Mr Salmond, who was given a standing ovation before and after his speech, said an SNP government would give everyone a fair chance and make Scotland an international economic player.
He said the burden of debt would be removed from Scottish-domiciled students and graduates and floated the idea of dedicated class teachers at secondary school.
He also raised the prospect of every home and school having a wind generator, solar panels or insulation system and gave backing to the world's first commercial carbon-capture hydro power station.
On health, Mr Salmond promised an inquiry into the problems surrounding Holyrood's flagship free personal care for the elderly policy and said there would be direct election of health board members.

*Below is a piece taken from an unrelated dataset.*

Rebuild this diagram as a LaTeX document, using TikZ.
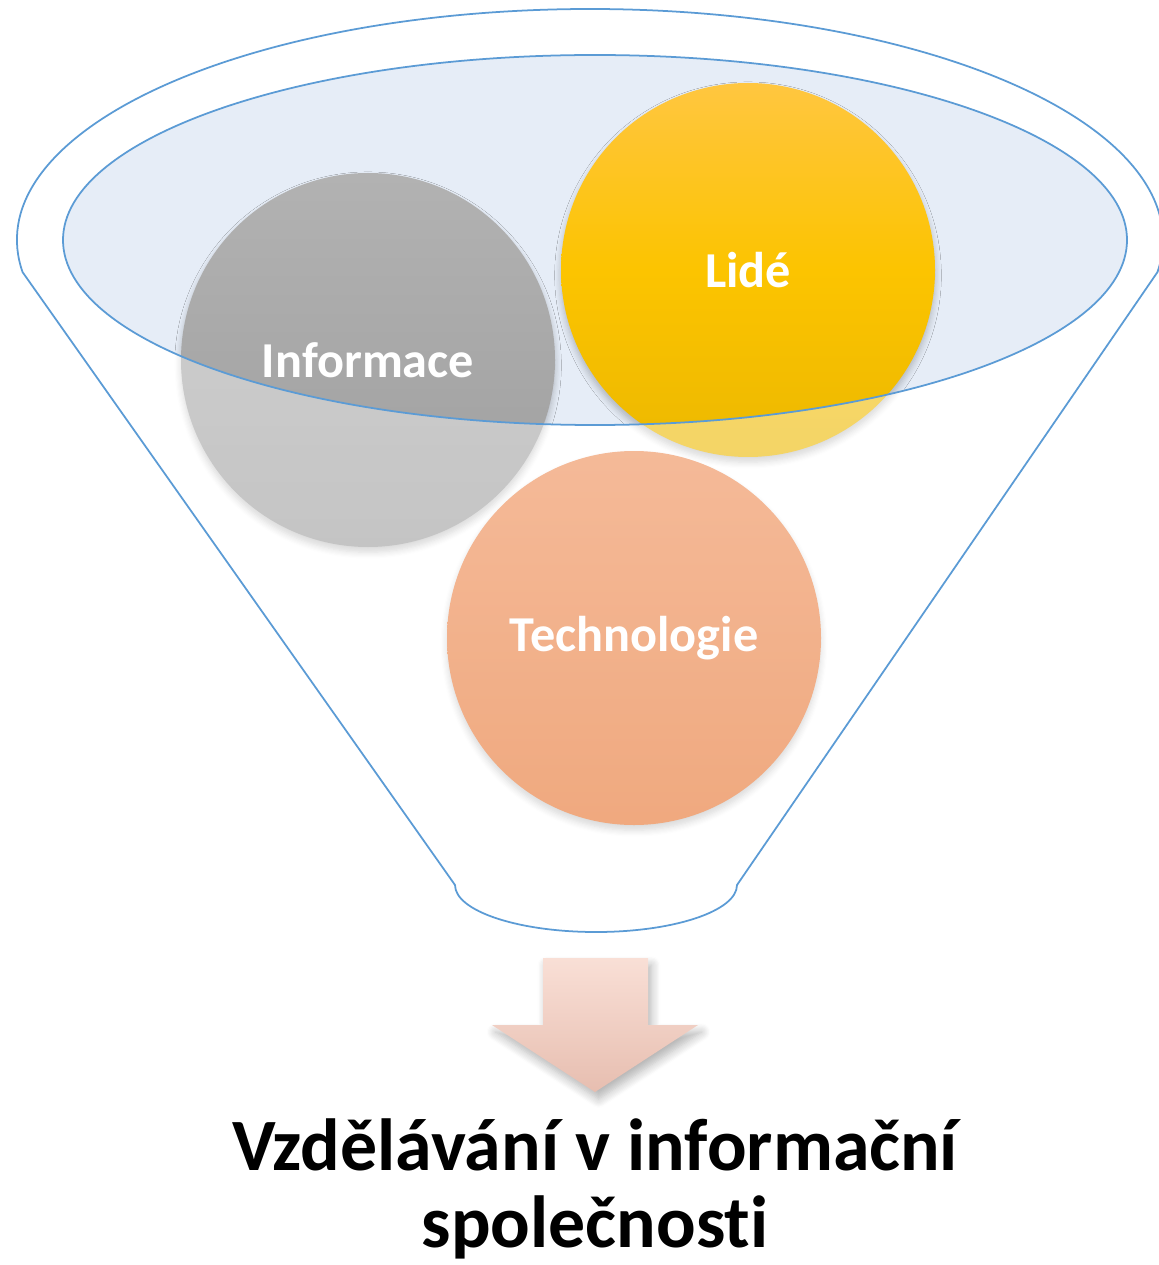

And he again criticised the "illegal" war in Iraq, calling for British troops to be brought home.
He also launched an attack on Labour, branding its vision of Britishness "narrow, bland and boring" and criticised Jack Straw for having the "temerity to instruct his constituents on what to wear".
"Jack Straw - Alf Garnett without the braces," said Mr Salmond.
Then it was the chancellor's turn: "Gordon Brown wants to be British prime minister so he tells people to plant a Union Jack in his back garden and that Paul Gascoigne's goal against Scotland was his favourite moment," he added.
And Mr Salmond criticised First Minister Jack McConnell's often-used slogan that Scotland was "the best small country in the world".
"That one phrase encapsulates everything that is wrong with the first minister, with the executive and with our national tourist agency," he said.
"It combines the worst of 'wha's like us?' with the worst of an inferiority complex.
"Scotland's only small to those who think small. It's time to think big."